We have successfully defended many cases where the debt buyer plaintiff alleged that the statute of limitations was 12 years (not 3 years) because the contract was “under seal.” We have prevailed in arguing that the statute of limitations is 3 years not 12 years in those cases where the contract did not meet the formal requirements to be considered “under seal.”
In Maryland, to be “under seal” the word “SEAL” or some equivalent must be near the signature. If it not enough to recite “under seal” language in the body of the contract. (There are even some instances, such as residential leases in Maryland, where the statute of limitations is 3 years regardless of whether the contract meets the formal requirements of a contract “under seal”).
The case of Warfield v. Baltimore Gas and Electric Company, 307 Md. 142 (1986) contains an extensive review of more than a century of Maryland jurisprudence on what constitutes a contract under seal. In Warfield, the Court of Appeals held that the printed word “SEAL” after the signature of a guarantor is what transforms an ordinary contract into a contract under seal. Quoting from an earlier case, the Court of Appeals confirmed that the affixation of an actual seal forms the bright line test between a contract under seal (also known as a “specialty”) and an ordinary contract:
…for whether an instrument be a specialty, must always be determined by the fact, whether the party affixed a seal; not upon the assertion of the obligor, in the body of the instrument, or by the form of the attestation.
Id. at 146 (citations and quotations omitted).
As is discussed in Warfield and the cases cited therein, a seal is something that is clearly affixed to the document, whether it be a wax seal, a wafer or a scrawl as in olden-times, or a more modern affixation such as the word “SEAL” next to the signature on the document.
The Court of Appeals has stated that a contract is not under seal unless the word “seal” appears by the signatures:
[n]either the words ‘signed and sealed with our seals,’ in the body of the bond, nor the words ‘signed, sealed and delivered in presence of’ . . . are sufficient to constitute the instrument, the deed or specialty of one who does not in fact seal the instrument.
State, use of Gilkeson v.
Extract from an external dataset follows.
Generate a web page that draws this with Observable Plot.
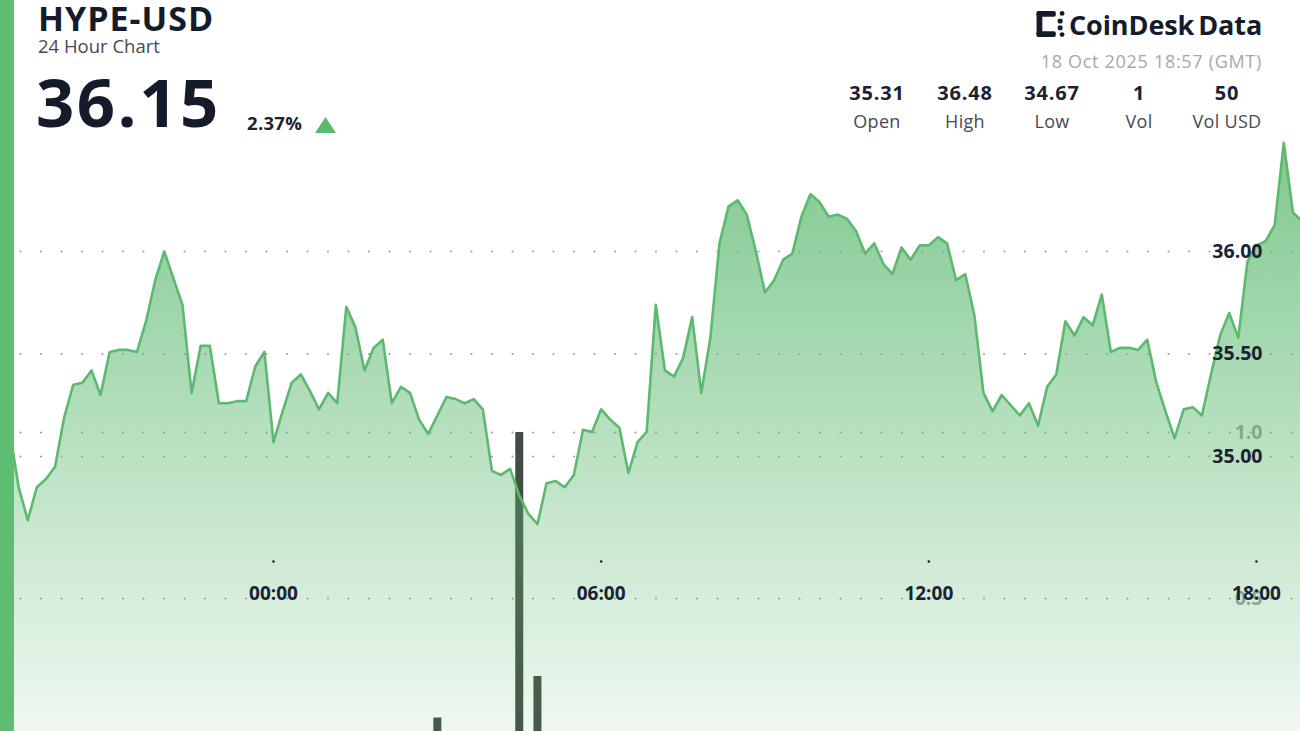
<!DOCTYPE html>
<html>
<head>
<meta charset="utf-8">
<script src="https://cdn.jsdelivr.net/npm/d3@7"></script>
<script src="https://cdn.jsdelivr.net/npm/@observablehq/plot@0.6"></script>
<style>
  html, body { margin: 0; padding: 0; background: #fff; }
  body { width: 1300px; height: 731px; overflow: hidden; position: relative; font-family: "Open Sans", "Noto Sans", sans-serif; }
  #leftbar { position: absolute; left: 0; top: 0; width: 14px; height: 731px; background: #5fbd72; z-index: 10; }
  #header { position: relative; width: 1300px; height: 140px; }
  #header div { position: absolute; white-space: nowrap; line-height: 1; }
  #chart { position: relative; width: 1300px; height: 591px; overflow: hidden; }
  #chart svg { position: absolute; left: 0; top: 0; }
  .stat { width: 110px; text-align: center; }
  .statv { font-weight: 700; font-size: 20px; color: #1b2233; top: 83px; letter-spacing: 0.8px; }
  .statl { font-size: 18px; color: #444a52; top: 112px; letter-spacing: 0.3px; }
</style>
</head>
<body>
<div id="leftbar"></div>
<div id="header">
  <div style="left:38px; top:1px; font-size:34px; font-weight:700; color:#141c2b; letter-spacing:1px;">HYPE-USD</div>
  <div style="left:38px; top:37px; font-size:18.5px; color:#444a52;">24 Hour Chart</div>
  <div style="left:36px; top:68px; font-size:67px; font-weight:700; color:#141c2b; letter-spacing:2.5px;">36.15</div>
  <div style="left:247px; top:114px; font-size:18.5px; font-weight:700; color:#1b2233; letter-spacing:0.3px;">2.37%</div>
  <div style="left:315px; top:117px; width:21px; height:16px; background:#5cb96f; clip-path: polygon(50% 0, 100% 100%, 0 100%);"></div>
  <div style="left:1036px; top:11px;">
    <svg width="30" height="26" viewBox="0 0 30 27">
      <g fill="#141c2b">
        <rect x="0" y="0" width="6" height="27" rx="2"/>
        <rect x="0" y="0" width="20" height="6" rx="2"/>
        <rect x="0" y="21" width="20" height="6" rx="2"/>
        <rect x="22" y="8" width="5" height="5" rx="1.5"/>
        <rect x="22" y="15" width="5" height="5" rx="1.5"/>
        <rect x="24" y="0" width="5" height="5" rx="2.5"/>
        <rect x="24" y="22" width="5" height="5" rx="2.5"/>
      </g>
    </svg>
  </div>
  <div style="left:1069px; top:11px; font-size:27px; font-weight:700; color:#141c2b; letter-spacing:-0.1px;">CoinDesk<span style="margin-left:4px">Data</span></div>
  <div style="right:38px; top:52px; font-size:18px; color:#a8a8a8; letter-spacing:0.7px;">18 Oct 2025 18:57 (GMT)</div>
</div>
<div id="chart"></div>
<script>
// ---- data ----
const startTime = "2025-10-17T19:00:00Z";   // first 10-minute sample
const stepMinutes = 10;
const prices = [
  35.10, 35.13, 34.85, 34.69, 34.85, 34.89,
  34.95, 35.19, 35.35, 35.36, 35.42, 35.30,
  35.51, 35.52, 35.52, 35.51, 35.66, 35.86,
  36.00, 35.87, 35.74, 35.31, 35.54, 35.54,
  35.26, 35.26, 35.27, 35.27, 35.44, 35.51,
  35.07, 35.22, 35.36, 35.40, 35.32, 35.23,
  35.31, 35.26, 35.73, 35.63, 35.42, 35.53,
  35.57, 35.26, 35.34, 35.31, 35.18, 35.11,
  35.20, 35.29, 35.28, 35.26, 35.28, 35.23,
  34.93, 34.91, 34.94, 34.81, 34.72, 34.67,
  34.87, 34.88, 34.85, 34.91, 35.13, 35.12,
  35.23, 35.18, 35.14, 34.92, 35.07, 35.12,
  35.74, 35.42, 35.39, 35.48, 35.68, 35.31,
  35.58, 36.04, 36.22, 36.25, 36.18, 36.00,
  35.80, 35.86, 35.96, 35.99, 36.17, 36.28,
  36.24, 36.17, 36.18, 36.16, 36.10, 35.99,
  36.04, 35.94, 35.89, 36.02, 35.96, 36.03,
  36.03, 36.07, 36.04, 35.86, 35.89, 35.69,
  35.31, 35.22, 35.30, 35.25, 35.20, 35.26,
  35.15, 35.34, 35.40, 35.66, 35.59, 35.68,
  35.64, 35.79, 35.51, 35.53, 35.53, 35.52,
  35.57, 35.36, 35.22, 35.09, 35.23, 35.24,
  35.20, 35.40, 35.59, 35.70, 35.58, 35.95,
  36.03, 36.05, 36.13, 36.53, 36.19, 36.15
];
const volTimes = ["2025-10-18T03:00:00Z", "2025-10-18T04:30:00Z", "2025-10-18T04:50:00Z"];
const volValues = [0.14, 1.0, 0.265];

const priceTicks = [35.0, 35.5, 36.0];
const priceTickLabels = ["35.00", "35.50", "36.00"];
const volTicks = [0.5, 1.0];
const volTickLabels = ["0.5", "1.0"];
const timeTicks = ["2025-10-18T00:00:00Z", "2025-10-18T06:00:00Z", "2025-10-18T12:00:00Z", "2025-10-18T18:00:00Z"];
const timeTickLabels = ["00:00", "06:00", "12:00", "18:00"];

const statLabels = ["Open", "High", "Low", "Vol", "Vol USD"];
const statValues = ["35.31", "36.48", "34.67", "1", "50"];

// ---- header stats ----
const statCenters = [877, 965, 1052, 1139, 1227];
const header = document.getElementById("header");
statLabels.forEach((l, i) => {
  const v = document.createElement("div");
  v.className = "stat statv"; v.style.left = (statCenters[i] - 55) + "px"; v.textContent = statValues[i];
  const t = document.createElement("div");
  t.className = "stat statl"; t.style.left = (statCenters[i] - 55) + "px"; t.textContent = l;
  header.append(v, t);
});

// ---- tables ----
const t0 = new Date(startTime).getTime();
const series = prices.map((p, i) => ({time: new Date(t0 + i * stepMinutes * 60000), price: p}));
const vols = volTimes.map((t, i) => ({time: new Date(t), vol: volValues[i]}));
const tTicks = timeTicks.map(t => new Date(t));

const W = 1300, H = 591;
const xScale = {type: "utc", domain: [new Date("2025-10-18T00:00:00Z"), new Date("2025-10-18T18:00:00Z")], range: [273, 1256], axis: null};
const font = {fontFamily: "'Open Sans', 'Noto Sans', sans-serif"};
const dotted = {stroke: "#9a9a9a", strokeWidth: 2, strokeDasharray: "0,20.5", strokeLinecap: "round"};

// volume layer (underneath)
const volPlot = Plot.plot({
  width: W, height: H, margin: 0,
  style: {background: "#fff", ...font},
  x: xScale,
  y: {domain: [0, 1], range: [624, 292], axis: null},
  marks: [
    Plot.ruleY(volTicks, dotted),
    Plot.ruleX(vols, {x: "time", y1: 0, y2: "vol", stroke: "#434d44", strokeWidth: 8}),
    Plot.text(volTicks, {y: d => d, text: volTickLabels, frameAnchor: "right", textAnchor: "end", lineAnchor: "middle", dx: -38, fontSize: 19.5, fontWeight: 700, fill: "#9aa09a"})
  ]
});

// price layer (on top)
const pricePlot = Plot.plot({
  width: W, height: H, margin: 0,
  style: {background: "transparent", ...font},
  x: xScale,
  y: {domain: [35, 36], range: [316, 111], axis: null},
  marks: [
    Plot.areaY(series, {x: "time", y: "price", fill: "url(#hypeGrad)"}),
    Plot.lineY(series, {x: "time", y: "price", stroke: "#5cb96f", strokeWidth: 2.6, strokeLinejoin: "round"}),
    Plot.ruleY(priceTicks, dotted),
    Plot.dot(tTicks, {x: d => d, frameAnchor: "bottom", dy: -170, r: 1.3, fill: "#222", stroke: null}),
    Plot.text(priceTicks, {y: d => d, text: priceTickLabels, frameAnchor: "right", textAnchor: "end", lineAnchor: "middle", dx: -38, fontSize: 19.5, fontWeight: 700, fill: "#1b2233"}),
    Plot.text(tTicks, {x: d => d, text: timeTickLabels, frameAnchor: "bottom", lineAnchor: "middle", dy: -138, fontSize: 19, fontWeight: 700, fill: "#1b2233"})
  ]
});
const ns = "http://www.w3.org/2000/svg";
const defs = document.createElementNS(ns, "defs");
defs.innerHTML = `<linearGradient id="hypeGrad" gradientUnits="userSpaceOnUse" x1="0" y1="0" x2="0" y2="${H}">
  <stop offset="0" stop-color="#5cb96f" stop-opacity="0.78"/>
  <stop offset="1" stop-color="#5cb96f" stop-opacity="0.1"/>
</linearGradient>`;
pricePlot.insertBefore(defs, pricePlot.firstChild);

const chart = document.getElementById("chart");
chart.append(volPlot, pricePlot);
</script>
</body>
</html>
Humbird 53 Md. 327, 300 (1880), citing Stabler v. Cowman, 7 G. & J. 284 (1835). “‘[I]f the contract is signed by an individual opposite . . . a legally sufficient seal, the instrument will be taken as a sealed document where there is nothing . . . to indicate the contrary.’” Warfield, 307 Md. at 143, (quoting, General Petroleum Corporation v. Seaboard Terminals Corp., 23 F.Supp. 137 (D.Md. 1938)(emphasis original)).